Burroughs was a drug user himself, and battled heroin addiction and relapse, kicking his habit in the early ‘70s but relapsing several times. By the time of his death, Burroughs was using methadone, and perhaps as a result of his first-hand experiences, was fascinated by the ways various substances interacted with the mind and body.
As an anti-authoritarian, Burroughs was intrigued by the way in which the government attempted to curtail their free use. In the early 1950s, Burroughs travelled on a 7-month-long expedition to the Amazon rainforest in search of yagé. Now known as ayahuasca, Burroughs hoped the drug might help cure him of his heroin addiction. This experience is detailed in notebooks and letters to Allen Ginsberg which made up The Yage Letters.
During the 1960s, the scientific and psychiatric communities were fighting to find a way to keep LSD legal, and Burroughs was an invaluable ally. Aside from his original writings, he contributed to work alongside other psychonauts such as Timothy Leary, writing detailed and impressive distinctions between narcotics and psychedelics. Burroughs’ documentation and first-hand experiences of drug use have greatly increased our knowledge of the effects of many drugs.
Ethnobotanist, mystic, psychonaut, author, lecturer, and a strong advocate for the responsible use of natural psychedelic drugs, Terence McKenna was widely considered the Timothy Leary of the ‘90s.
McKenna believed in the exploration of states of mind through ingesting natural psychedelics like mushrooms, ayahuasca, and DMT. This all came together in his book Food of the Gods, which was a coherent and well-researched argument that plants and fungi have always been part of the human diet.
His writings are considered moving, educational, and eloquent discussions of the role of psychedelics, and required reading for those exploring the potential roles of these drugs in their lives.
Czech psychiatrist Stanislav Grof is one of the founders of the field of transpersonal psychology. As a researcher, he focuses on altered states of consciousness as a way to understand healing and growth of the human psyche.
Grof made his name with early studies of LSD, in what is considered preliminary work in the field of psychedelic therapy. He constructed a theoretical framework of psychology, which utilised LSD trips as a way to develop a cartography of the human psyche.

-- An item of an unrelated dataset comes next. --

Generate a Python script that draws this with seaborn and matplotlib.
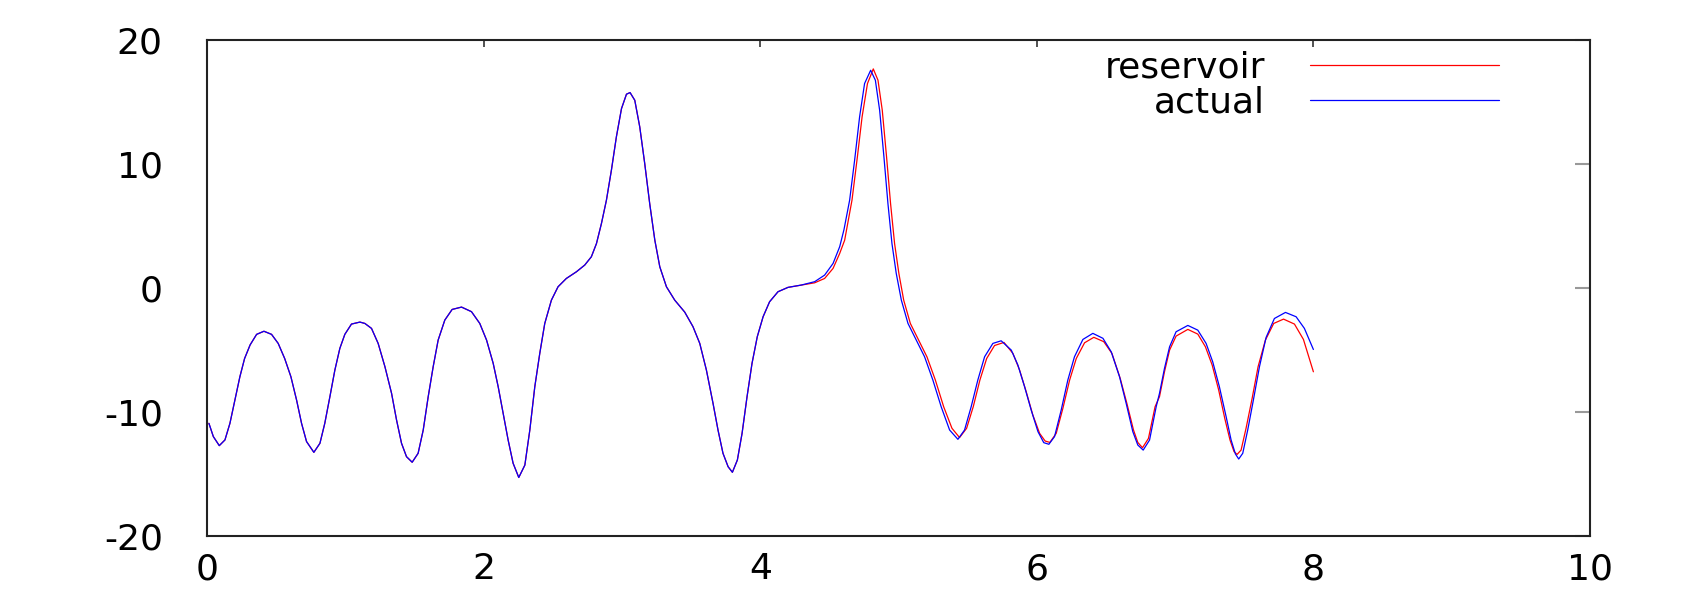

After LSD use was suppressed in the late ‘60s, Grof worked to develop a theory that many states of mind could be explored through breathing techniques, which he trademarked “Holotropic Breathwork”.
California native Alexander Theodore Shulgin and his wife Ann were unapologetic pioneers of the therapeutic use of psychedelics. Shulgin, a pharmacologist, biochemist, and author, was an active member of MENSA.
In the late 1970s, Shulgin introduced MDMA to psychologists to help assist with therapeutic breakthroughs. Shulgin was interested in the effects that psychoactive compounds had on humans, particularly when it came to opening up the mind and emotions.
This culminated in the books PIHKAL_ and _TIHKAL—_Phenethylamines I Have Known And Loved_ and Tryptamines I Have Known And Loved, respectively—in which Shulgin and his wife detail their experiences with psychoactive drugs. Hence, Shulgin is considered a trailblazer in analysing how these drugs interact with people.
Of the compounds that Shulgin discovered, his most famous discoveries were those of the 2C and DOx families. Thanks to his extensive writings and research, Shulgin is often referred to as the "godfather of psychedelics".